Así, en esta ciudad, e insospechadamente para nosotros, los gaditanos, arriban seres inmortales una noche de niebla, niños y pobres diablos se niegan a abandonar la vida, inconscientes de su condición fantasmal, hay homúnculos que, como mandan los cánones, reclaman responsabilidades a sus creadores, y ex-boxeadores sin recuerdos se meten en camisa de once varas intentando desentrañar asesinatos con una perspicacia de la que ni ellos mismos son conscientes. "La ciudad enmascarada" es la muestra más reciente de este "fantástico gaditano", un subgénero del que Rafa puede considerarse prácticamente creador o, cuanto menos, su más asiduo cultivador.
"La ciudad enmascarada" ha tenido tiempo de mutar, pasando de ser una historia lovecraftiana bastante ortodoxa (con viaje a Ponapé incluido) a, durante algún tiempo, incluso constituir el capítulo final de esa série noire tan sui generis que protagoniza Torre, el detective sin licencia ni memoria al que aludí antes. En cualquier caso, de una cosa fué consciente Rafa tras tener la historia durante tantos años en stand by: le importaban ya bien poco los Mitos de Cthulhu per se… aunque no dejaba de considerar atractiva la idea de un cuento de horrores acuáticos sito en una ciudad que se abre al mar. Una ciudad vieja, muy vieja, enclave importante de la civilización fenicia, que adoraba a Dagón miles de años antes de que Lovecraft y sus círculo se lo apropiaran para sus juegos literarios…
No, "La ciudad enmascarada" no es una historia más de los Mitos de Cthulhu. Probablemente sería la historia ideal para acabar con las historias de los Mitos de Cthulhu. Ya lo hizo Rafa anteriormente con "Elemental, querido Chaplin", entregándonos un producto muy por encima del pastiche holmesiano habitual. Este nuevo libro utiliza a Cthulhu como punto de partida y se coloca por sí solo a otro nivel. Nunca habrán leído una historia lovecraftiana con tanta sustancia como esta, ni tampoco una historia que transcurra en Cádiz más extraña que esta, demostración palpable de que, cuando el escritor es brillante, articula conscientemente un discurso que trasciende el género que toca. En este caso, una nada soterrada reflexión acerca del fracaso y la decadencia.

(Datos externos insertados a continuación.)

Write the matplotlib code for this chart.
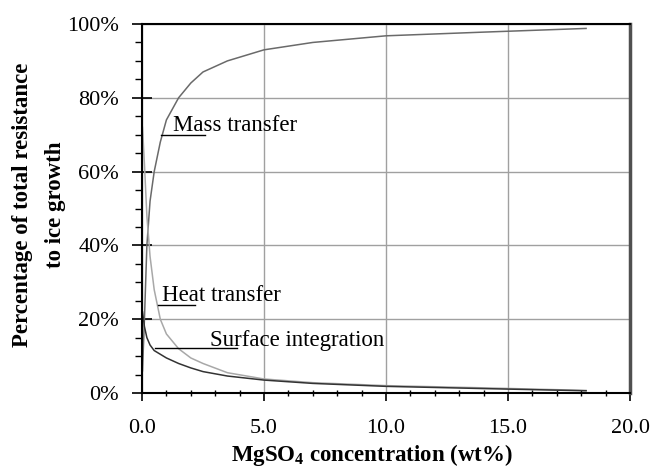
import matplotlib
matplotlib.use("Agg")
import matplotlib.pyplot as plt
from matplotlib.ticker import MultipleLocator, FuncFormatter

plt.rcParams["font.family"] = ["Liberation Serif", "DejaVu Serif"]
plt.rcParams["mathtext.fontset"] = "custom"
plt.rcParams["mathtext.rm"] = "Liberation Serif"
plt.rcParams["mathtext.bf"] = "Liberation Serif:bold"

# MgSO4 concentration (wt%)
conc = [0.02, 0.1, 0.2, 0.33, 0.5, 0.75, 1.0, 1.5, 2.0, 2.5, 3.5, 5.0, 7.0, 10.0, 14.0, 18.2]
# share of total resistance to ice growth (%)
mass_transfer = [6, 20, 40, 52, 60, 68, 74, 80, 84, 87, 90, 93, 95, 96.8, 97.8, 98.8]
heat_transfer = [72, 62, 48, 37, 28, 20, 16, 12, 9.5, 8, 5.5, 3.8, 2.8, 2.0, 1.4, 0.7]
surface_integration = [22, 18, 15, 13, 11.5, 10.5, 9.5, 8, 6.8, 5.8, 4.6, 3.5, 2.6, 1.8, 1.2, 0.6]

fig = plt.figure(figsize=(6.55, 4.68), dpi=100)
ax = fig.add_axes([142 / 655, 1 - 393 / 468, 488 / 655, 369 / 468])

ax.plot(conc, mass_transfer, color="#6a6a6a", lw=1.1)
ax.plot(conc, heat_transfer, color="#a8a8a8", lw=1.1)
ax.plot(conc, surface_integration, color="#333333", lw=1.1)

# labels with leader lines
ax.plot([0.78, 2.6], [70, 70], color="black", lw=1)
ax.text(1.27, 71, "Mass transfer", fontsize=16.5, va="baseline")
ax.plot([0.66, 2.17], [23.8, 23.8], color="black", lw=1)
ax.text(0.82, 24.8, "Heat transfer", fontsize=16.5, va="baseline")
ax.plot([0.53, 3.9], [12.2, 12.2], color="black", lw=1)
ax.text(2.78, 12.8, "Surface integration", fontsize=16.5, va="baseline")

ax.set_xlim(0, 20)
ax.set_ylim(0, 100)
ax.xaxis.set_major_locator(MultipleLocator(5))
ax.xaxis.set_minor_locator(MultipleLocator(1))
ax.yaxis.set_major_locator(MultipleLocator(20))
ax.yaxis.set_minor_locator(MultipleLocator(5))
ax.xaxis.set_major_formatter(FuncFormatter(lambda v, p: f"{v:.1f}"))
ax.yaxis.set_major_formatter(FuncFormatter(lambda v, p: f"{v:.0f}%"))

ax.grid(which="major", color="#a0a0a0", lw=1)
ax.set_axisbelow(True)
ax.tick_params(axis="y", which="major", direction="inout", length=15, width=1.2,
               labelsize=16, pad=9)
ax.tick_params(axis="y", which="minor", direction="out", length=5, width=1)
ax.tick_params(axis="x", which="major", direction="out", length=6, width=1.2,
               labelsize=16, pad=13)
ax.tick_params(axis="x", which="minor", direction="inout", length=5, width=1)

for side in ["left", "bottom", "top"]:
    ax.spines[side].set_color("black")
    ax.spines[side].set_linewidth(1.5)
ax.spines["right"].set_color("#505050")
ax.spines["right"].set_linewidth(2.5)

fig.text(23 / 655, 1 - 205 / 468, "Percentage of total resistance", rotation=90,
         fontsize=16.5, fontweight="bold", ha="center", va="center")
fig.text(55 / 655, 1 - 205 / 468, "to ice growth", rotation=90,
         fontsize=16.5, fontweight="bold", ha="center", va="center")
fig.text(372 / 655, 1 - 455 / 468, r"MgSO$_\mathbf{4}$ concentration (wt%)",
         fontsize=16.5, fontweight="bold", ha="center", va="center")

fig.savefig("out.png", dpi=100)
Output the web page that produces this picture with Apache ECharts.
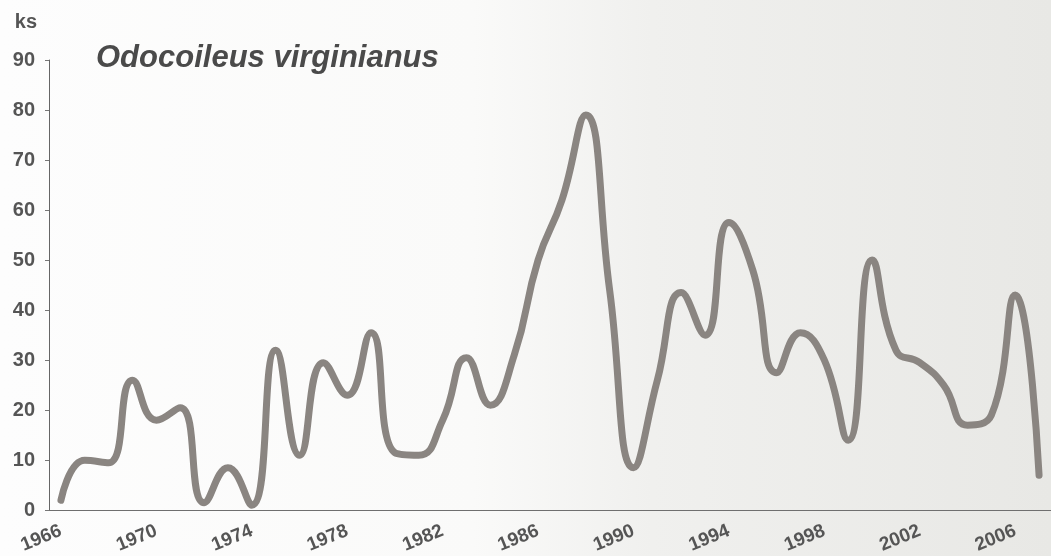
<!DOCTYPE html>
<html>
<head>
<meta charset="utf-8">
<title>Odocoileus virginianus</title>
<script src="https://cdn.jsdelivr.net/npm/echarts@6/dist/echarts.min.js"></script>
<style>
  html, body { margin: 0; padding: 0; background: #ffffff; }
  #chart { width: 1051px; height: 556px; }
</style>
</head>
<body>
<div id="chart"></div>
<script>
// Yearly values (ks) for white-tailed deer, 1966–2007
const years = [
  '1966', '1967', '1968', '1969', '1970', '1971', '1972', '1973', '1974', '1975',
  '1976', '1977', '1978', '1979', '1980', '1981', '1982', '1983', '1984', '1985',
  '1986', '1987', '1988', '1989', '1990', '1991', '1992', '1993', '1994', '1995',
  '1996', '1997', '1998', '1999', '2000', '2001', '2002', '2003', '2004', '2005',
  '2006', '2007'
];
const counts = [
  2, 10, 9.5, 26, 18, 20.5, 1.5, 8.5, 1, 32,
  11, 29.5, 23, 35.5, 11.5, 11, 18, 30.5, 21, 31,
  50, 62, 79, 44, 8.5, 26, 43.5, 35, 57.5, 48,
  27.5, 35.5, 30, 14, 50, 32, 29.5, 25, 17, 19,
  43, 7
];
const yTicks = [0, 10, 20, 30, 40, 50, 60, 70, 80, 90];

const speciesName = 'Odocoileus virginianus';
const unitName = 'ks';

const chart = echarts.init(document.getElementById('chart'), null, { renderer: 'canvas' });

chart.setOption({
  animation: false,
  backgroundColor: {
    type: 'linear', x: 0, y: 0, x2: 1, y2: 0,
    colorStops: [
      { offset: 0, color: '#fdfdfd' },
      { offset: 0.45, color: '#fafaf9' },
      { offset: 0.62, color: '#f0f0ee' },
      { offset: 1, color: '#e8e8e5' }
    ]
  },
  title: {
    text: speciesName,
    left: 91,
    top: 38,
    textStyle: {
      fontFamily: 'Liberation Sans, Arial, sans-serif',
      fontStyle: 'italic',
      fontWeight: 'bold',
      fontSize: 31,
      color: '#4a4a4a'
    }
  },
  grid: { left: 49, top: 60, width: 1012, height: 451 },
  xAxis: {
    type: 'category',
    data: years,
    boundaryGap: true,
    axisLine: { lineStyle: { color: '#6f6f6f', width: 1 } },
    axisTick: { interval: 0, length: 4, lineStyle: { color: '#777' } },
    axisLabel: {
      interval: 3,
      rotate: 22,
      margin: 20,
      fontFamily: 'Liberation Sans, Arial, sans-serif',
      fontWeight: 'bold',
      fontSize: 19,
      color: '#555'
    },
    splitLine: { show: false }
  },
  yAxis: {
    type: 'value',
    min: yTicks[0],
    max: yTicks[yTicks.length - 1],
    interval: 10,
    name: unitName,
    nameLocation: 'end',
    nameGap: 38,
    nameTextStyle: {
      align: 'right',
      verticalAlign: 'middle',
      padding: [0, 12, 0, 0],
      fontFamily: 'Liberation Sans, Arial, sans-serif',
      fontWeight: 'bold',
      fontSize: 20,
      color: '#555'
    },
    axisLine: { show: true, lineStyle: { color: '#666', width: 1 } },
    axisTick: { show: true, length: 4, lineStyle: { color: '#777' } },
    axisLabel: {
      margin: 14,
      fontFamily: 'Liberation Sans, Arial, sans-serif',
      fontWeight: 'bold',
      fontSize: 20,
      color: '#555'
    },
    splitLine: { show: false }
  },
  series: [{
    type: 'line',
    data: counts,
    smooth: 0.5,
    symbol: 'none',
    lineStyle: { color: '#8a8581', width: 7, cap: 'round', join: 'round' }
  }]
});
</script>
</body>
</html>
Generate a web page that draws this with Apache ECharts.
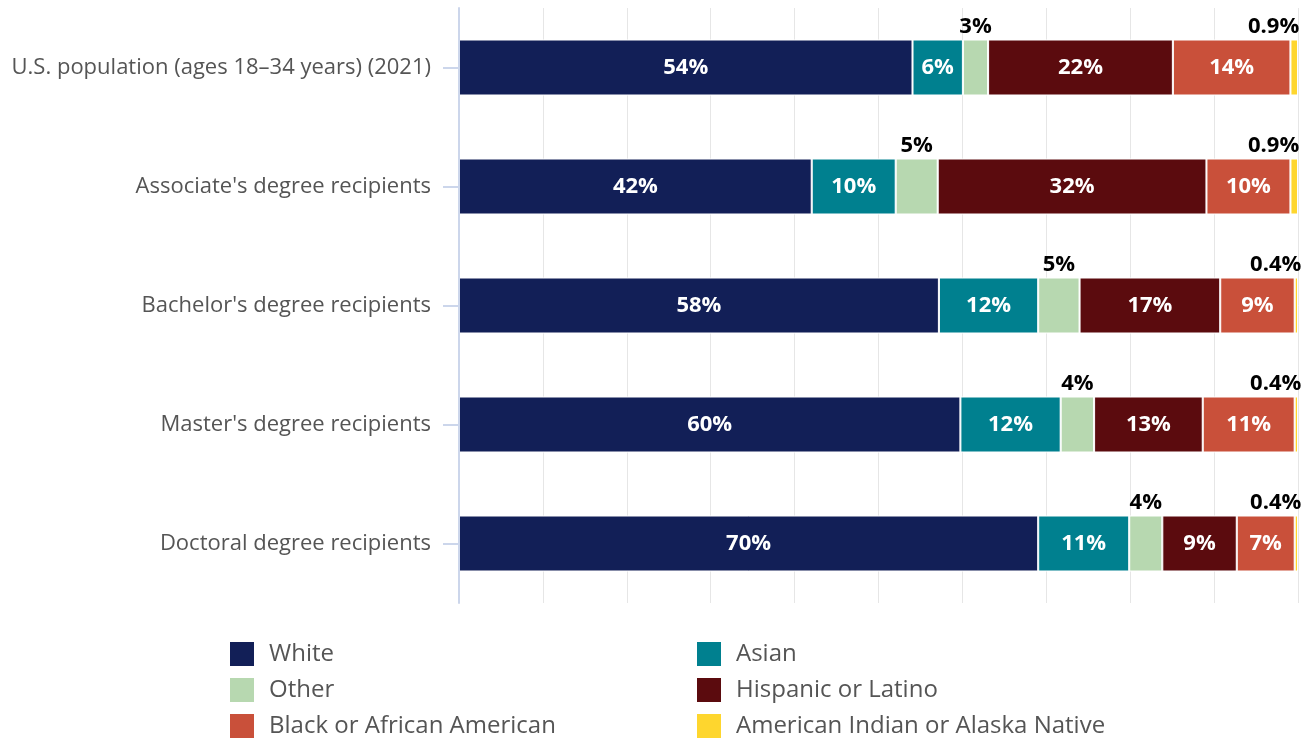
<!DOCTYPE html>
<html>
<head>
<meta charset="utf-8">
<script src="https://cdn.jsdelivr.net/npm/echarts@6/dist/echarts.min.js"></script>
<style>
  html, body { margin: 0; padding: 0; background: #fff; }
  #chart { width: 1309px; height: 742px; }
</style>
</head>
<body>
<div id="chart"></div>
<script>
// categories (top to bottom)
const categories = [
  'U.S. population (ages 18–34 years) (2021)',
  "Associate's degree recipients",
  "Bachelor's degree recipients",
  "Master's degree recipients",
  'Doctoral degree recipients'
]
// raw percentages per group, as labelled
const white = [54, 42, 58, 60, 70]
const asian = [6, 10, 12, 12, 11]
const other = [3, 5, 5, 4, 4]
const hispanic = [22, 32, 17, 13, 9]
const black = [14, 10, 9, 11, 7]
const amIndian = [0.9, 0.9, 0.4, 0.4, 0.4]

const seriesDefs = [
  {name: 'White', data: white, color: '#121f57', outside: false},
  {name: 'Asian', data: asian, color: '#00808f', outside: false},
  {name: 'Other', data: other, color: '#b7d8b0', outside: true},
  {name: 'Hispanic or Latino', data: hispanic, color: '#5b0b0e', outside: false},
  {name: 'Black or African American', data: black, color: '#c9503a', outside: false},
  {name: 'American Indian or Alaska Native', data: amIndian, color: '#fed62e', outside: true, right: true}
]

// percent stacking: each bar is scaled to 100
const totals = categories.map((c, i) => seriesDefs.reduce((s, d) => s + d.data[i], 0))

const font = 'Open Sans'

let chartDom = document.getElementById('chart')
let myChart = echarts.init(chartDom)

let series = seriesDefs.map(d => {
  let label = {
    show: true,
    fontFamily: font,
    fontWeight: 'bold',
    fontSize: 22,
    formatter: p => d.data[p.dataIndex] + '%'
  }
  if (d.outside) {
    label.position = 'top'
    label.distance = 2
    label.color = '#000'
    if (d.right) {
      label.align = 'right'
      label.offset = [5, 0]
    }
  } else {
    label.position = 'inside'
    label.color = '#fff'
  }
  return {
    name: d.name,
    type: 'bar',
    stack: 'total',
    barWidth: 56,
    data: d.data.map((v, i) => v / totals[i] * 100),
    itemStyle: {color: d.color, borderColor: '#fff', borderWidth: 1},
    label: label,
    emphasis: {disabled: true}
  }
})

let option = {
  animation: false,
  grid: {left: 459, right: 11, top: 8, bottom: 139, containLabel: false},
  legend: {
    left: 230,
    top: 642,
    width: 1000,
    padding: 0,
    itemWidth: 24,
    itemHeight: 24,
    itemGap: 12,
    icon: 'rect',
    itemStyle: {borderWidth: 0},
    data: seriesDefs.map(d => d.name),
    textStyle: {
      fontFamily: font,
      fontSize: 24,
      color: '#555',
      width: 416,
      lineHeight: 24,
      padding: [0, 0, 0, 10]
    }
  },
  xAxis: {
    type: 'value',
    min: 0,
    max: 100,
    interval: 10,
    axisLabel: {show: false},
    axisLine: {show: false},
    axisTick: {show: false},
    splitLine: {lineStyle: {color: '#e6e6e6', width: 1}}
  },
  yAxis: {
    type: 'category',
    inverse: true,
    z: 3,
    data: categories,
    axisLine: {show: true, lineStyle: {color: '#ccd6eb', width: 2}},
    axisTick: {show: true, alignWithLabel: true, length: 16, lineStyle: {color: '#ccd6eb', width: 2}},
    axisLabel: {fontFamily: font, fontSize: 22, color: '#555', margin: 28}
  },
  series: series
}
myChart.setOption(option)
</script>
</body>
</html>
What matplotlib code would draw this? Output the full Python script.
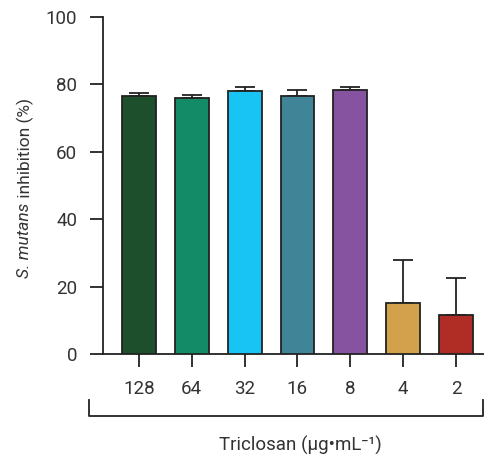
import matplotlib
matplotlib.use("Agg")
import matplotlib.pyplot as plt
import numpy as np

# data
concentrations = ["128", "64", "32", "16", "8", "4", "2"]
inhibition = [76.5, 76.1, 77.9, 76.7, 78.2, 15.2, 11.5]
inhibition_sd = [0.9, 0.9, 1.2, 1.7, 0.9, 12.8, 11.1]
colors = ["#1e4f2d", "#128b66", "#17c4f3", "#3f8597", "#8653a0", "#d3a14c", "#b02d25"]

plt.rcParams['font.family'] = ['Roboto', 'DejaVu Sans']

text_color = "#333333"
line_color = "#222222"

fig = plt.figure(figsize=(4.85, 4.58), dpi=100)
ax = fig.add_axes([103/485, 1 - 354/458, 1 - 103/485, (354 - 17)/458])

x = np.arange(len(concentrations))
ax.bar(x, inhibition, width=0.64, color=colors, edgecolor=line_color, linewidth=1.3, zorder=3)
ax.errorbar(x, inhibition, yerr=[np.zeros(len(x)), inhibition_sd], fmt="none",
            ecolor=line_color, elinewidth=1.3, capsize=7, capthick=1.3, zorder=2)

ax.set_xlim(-0.68, 6.55)
ax.set_ylim(0, 100)
ax.set_yticks([0, 20, 40, 60, 80, 100])
ax.set_xticks(x)
ax.set_xticklabels(concentrations)

for s in ["top", "right"]:
    ax.spines[s].set_visible(False)
for s in ["left", "bottom"]:
    ax.spines[s].set_linewidth(1.3)
    ax.spines[s].set_color(line_color)

ax.tick_params(axis="both", length=9.5, width=1.3, color=line_color,
               labelsize=13.5, labelcolor=text_color)
ax.tick_params(axis="x", pad=9)
ax.tick_params(axis="y", pad=9)

# y label: italic species name + regular rest, built from two texts
fig.canvas.draw()
renderer = fig.canvas.get_renderer()
lab_x = 25/485
lab_fs = 12.5
t1 = fig.text(lab_x, 0, "S. mutans", rotation=90, style="italic", fontsize=lab_fs,
              color=text_color, ha="center", va="bottom")
t2 = fig.text(lab_x, 0, " inhibition (%)", rotation=90, fontsize=lab_fs,
              color=text_color, ha="center", va="bottom")
h1 = t1.get_window_extent(renderer).height / fig.bbox.height
h2 = t2.get_window_extent(renderer).height / fig.bbox.height
y_center = 1 - 188/458
y0 = y_center - (h1 + h2) / 2
t1.set_y(y0)
t2.set_y(y0 + h1)

# bracket under the tick labels
tr = ax.get_xaxis_transform()
bx0, bx1 = -0.95, 6.52
ylow, yhigh = -0.184, -0.137
ax.plot([bx0, bx0, bx1, bx1], [yhigh, ylow, ylow, yhigh], transform=tr,
        color=line_color, linewidth=1.3, clip_on=False)

fig.text(300/485, 1 - 445/458, "Triclosan (µg•mL⁻¹)", ha="center", va="center",
         fontsize=13.5, color=text_color)

plt.savefig("out.png", dpi=100)
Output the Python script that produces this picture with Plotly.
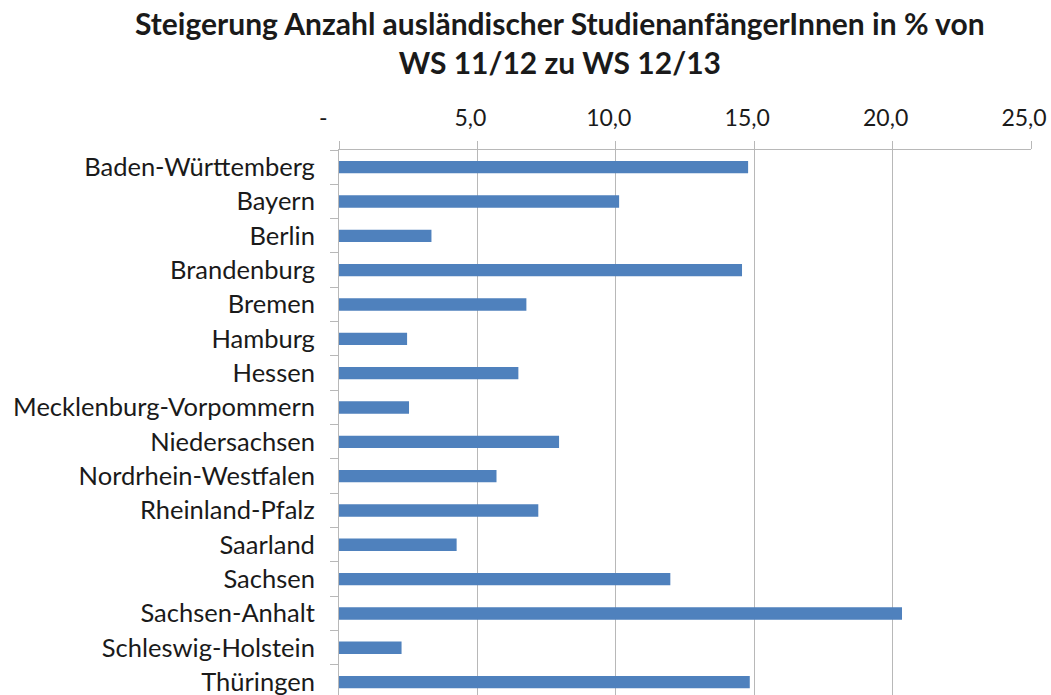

Váis a toparos, pues, con una oscurísima visión de Cádiz, pero esta oscuridad no siempre es debida al horror sobrenatural: flota en la novela antes que nada un horror cotidiano, melancólico; ese que, como decía un vampírico Klaus Kinski en aquel remake de Werner Herzog, supone ser consciente de que no queda nada más por el resto de la vida que "experimentar diariamente las mismas banales sensaciones". El protagonista de "La ciudad enmascarada" ha dado por fracasadas su peripecia vital, sus aspiraciones artísticas, y permanece varado en Cádiz, condenado a pasear una y otra vez por las calles de una ciudad que, esta vez sí como la lovecraftiana Innsmouth, conoció días mejores y arrastra una larguísima decadencia. También veréis a otros personajes que sí pudieron o quisieron huir de la ciudad en pos del éxito, pero que a ella vuelven ahora igualmente fracasados, con un enorme vacío existencial que solo conciben llenar con algo inconcebiblemente más oscuro.
En la que posiblemente sea mi parte favorita del libro, vais a leer una descripción nada complaciente (de hecho, desasosegante) de nuestra fiesta más famosa, orquestada por la mano maestra de un escritor consciente de que lo fantástico reside ante todo en la mirada, de alguien que sabe mostrarnos la cotidianidad bajo una luz en la que paisaje, paisanaje y ceremonias que conocemos desde siempre cobran un aspecto enrarecido. Los gaditanos se percatarán que una ciudad rendida a altas horas de la madrugada al caos del Carnaval, como la que describe Rafael Marín en una suerte de sinfonía oscura in crescendo es, de hecho, así de potencialmente peligrosa, así de inquietante.
A pesar de lo dicho, el marco geográfico de "La ciudad enmascarada" no se limita a Cádiz: llegado el momento, la historia da un inesperado quiebro y se traslada a otro continente, e incluso echa mano de un recurso de tan larga y distinguida tradición dentro de la literatura de terror como es el género epistolar. Aunque aquí, al contrario que en "Drácula", Rafa nos meta por igual en las cabezas de los buenos y de los malos, en difícil tour de force. Sirva como ejemplo extremo de esto último el breve y extrañísimo hiato en el que incluso se nos hace partícipes de las sensaciones post-mortem de uno de los personajes… La acción mantiene hasta el final esas dos líneas narrativas en sendos continentes, unas líneas que jamás se cruzarán pero en las que encontraremos siniestras reverberaciones mutuas, como en algunas de las grandes piezas del género. En el tapiz que extiende Rafael Marín ante nuestros ojos, se barrunta que algo perverso se aproxima por el camino, como diría el gran Ray Bradbury. Algo viejo que sabe que su momento ha llegado. Algo que acecha en el mar, o que acaso sea mar en sí mismo.
Así pues, con todos ustedes, "La ciudad enmascarada". El mar. La mar. El mal.